True Detective: Night Country’s finale ended with season-high ratings, according to Variety: 3.2 million viewers tuned in across HBO and its streaming service, Max. That capped off a viewership of about 12.7 million across all episodes, an all-time high for the franchise. As Variety notes, this new generation of True Detective has the benefit of new ways to watch (Max), but it’s undeniable that audiences were plugged in and often enjoying the show’s new direction… except for the series’ creator, Nic Pizzolatto.

According to screenshots saved to Twitter/X, Pizzolatto apparently reposted fan messages on Instagram that railed against the way True Detective’s fourth season “butchered and misappropriated” the first season’s “all time classic dialogue,” describing the season as a “hot mess” and criticizing the finale’s reveal as “self righteous vigilantism.”

Pizzolatto’s social media activity did not go unnoticed by fans—or by the True Detective cast. When one Twitter user observed that the creator was “posting other people’s stories about how Issa López ruined the franchise like an absolutely enormous baby,” fourth season star Kali Reis retweeted it with her own message. “That’s a damn shame…but hey I guess ‘if you don’t have anything good to share, shit on others’ is the new wave,” she wrote with a shrug emoji.

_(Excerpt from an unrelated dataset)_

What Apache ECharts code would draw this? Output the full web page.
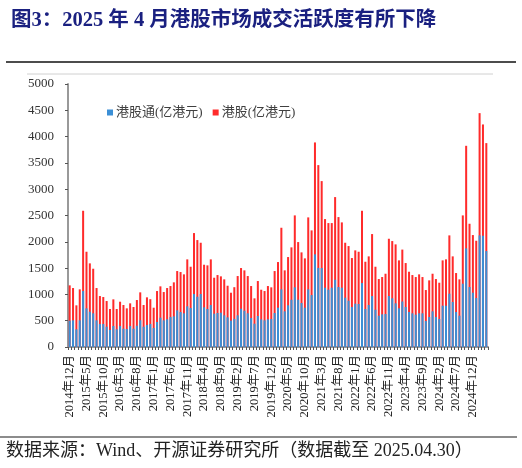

The sad thing is that Reis told The A.V. Club that she was a “huge fan” of Pizzolatto’s True Detective: “Like everyone else, I drooled over season one. It’s one of the best TV shows I’ve seen,” she said. “The second season wasn’t my favorite, but it’s because it was so different from the first, which set a high bar. But I’ve still seen it. And I loved Mahershala Ali in the third season. I know everybody is going to compare season four to the first one, but there are [no comparisons], even if there are some similarities.”

Fourth-season showrunner Issa López was diplomatic in her response to the shade Pizzolatto was throwing earlier this month. “I believe that every storyteller has a very specific, peculiar, and unique relation to the stories they create, and whatever his reactions are, he’s entitled to them. That’s his prerogative,” she told Vulture. “I wrote this with profound love for the work he made and love for the people that loved it. And it is a reinvention, and it is different, and it’s done with the idea of sitting down around the fire, and [let’s] have some fun and have some feelings and have some thoughts. And anybody that wants to join is welcome.”

The fact that Pizzolatto didn’t feel welcome to join the new True Detective might be part of the problem: he was teasing a pitch for the fourth season back in 2019, but he eventually left HBO for FX (and in 2021, it was reported he was negotiating an earlier exit from the FX deal). But Pizzolatto (alongside first season stars Matthew McConaughey and Woody Harrelson) is still listed as an executive producer on True Detective, so he’s profiting off of the new show even though he’s not involved. Clearly, he didn’t extend the same spirit of welcome to López to play in the sandbox he created; he called the connections the new season made to the first “so stupid.”

Which is also sad, since López described those references as “love letters to the original series” in an interview with The A.V. Club. “Every time that it felt organic, I connected them, just to create a common universe—to say, ‘It is the same place,’” she explained later to Variety. “It is not a central part of the story, but it’s nice to know that there is a certain connective tissue between those.” Unfortunately, that connective tissue isn’t something everyone can appreciate.